PROFESSOR of Education and Social Structure Nathan Glazer uttered these frank words yesterday. Speaking at an Asian-American Association forum, the distinguished academic criticized the extension of affirmative action guidelines to minorities other than Black Americans in general, and to Asian-Americans in particular.
"I think it was a mistake to begin with...to set up a special list" of groups qualified for affirmative action, Glazer said. "It was certainly a mistake to extend it beyond Blacks."
The professor is no naif on the subject of civil rights and racial inequity in the U.S. Author of a 1975 work, Affirmative Discrimination: Ethnic Inequality and Public Policy, Glazer long has held that quotas are too blunt an instrument to apply to discrimination.

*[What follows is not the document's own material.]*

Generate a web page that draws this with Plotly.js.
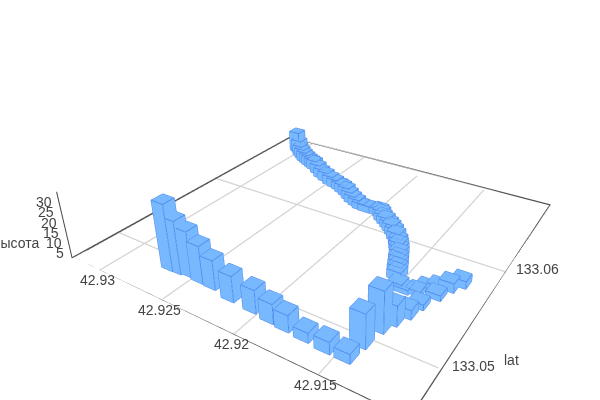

Unfortunately, his opinion suggests troubling assumptions and contradictions common in much mainstream debate over minorities in the U.S. That menace lies in insisting on seeing the minority "problem" through one lens--here applying quotas--and then setting by inference the needs of one minority against those of another.
At base, Glazer's focus on the Black experience rightly recalls more than 370 years of American history in which the brunt of racist hate and violence fell upon Black Americans. Bigotry and economic, cultural and social segregation still strike Blacks and Black communities with arguably the greatest severity of any of the American minorities; there can be no contesting that Black-white equality belongs at the top of priorities for all citizens.
But the question as framed in yesterday's forum asked panelists to find solutions to related problems faced by another minority. Namely, Glazer and another professor attempted to articulate how public policy and public opinion should address the minority status of Asian-Americans in this society.
By focusing on the question of a single federal policy--affirmative action--and strictly interpreting and defining the goals of this policy, Glazer's position effectively channeled discussion away from acknowledging the status of Asian-Americans today.
GLAZER, explaining his preferred "formal definition of `minority,'" said: "When you're a minority, you deserve special treatment."
Clearly the comment refers to actions of "policy" taken by the government: the quotas required by affirmative action. But its phrasing also casts the problems facing minorities in a narrow, even paternalistic manner. It says that U.S. society will acknowledge a minority's problems only if they require policy amounting to obvious "special treatment." Just who delivers the treatment remains tantalizingly vague.
Glazer's comments suggest that it is enough that some Asian-Americans enjoy highly visible success in the U.S. It is easy to draw from the growing numbers of Asian-American students, family businesses and professionals, as Glazer does, that "The fact is that the public concern in this country with minority problems is not with minorities that don't make problems."
That may be so. But it reveals the flaw that whoever voices "the public concern" in America risks allowing problems to fester as long as they remain covered beneath a skin of civility.
For Asian-Americans, the reality of inner-city crime, drug use and poverty is testified to by the Chinatowns, Korea-towns, and Vietnamese and Cambodian neighborhoods that lie in the heart of some of America's largest cities. The lives of Asian immigrants are scarred by the same kinds of racism that have welcomed all "ethnics" to this country.
For the vast numbers of Asian-Americans who do not come to America with strong college educations and for their descendents, the miracle of "success" comes with familiar, brutal infrequency. And finally, this way of thinking ignores whatever cultural legacies remain unique to Asian-Americans--what some have labelled orthodoxy, passivity or "oriental" foreignness--and what they provoke from mainstream America.
It is easy to attempt a simple answer to problems of race and ethnicity in America. It is dangerous when one limits the application of rights, consciously or no, in definitions too narrow for the reality.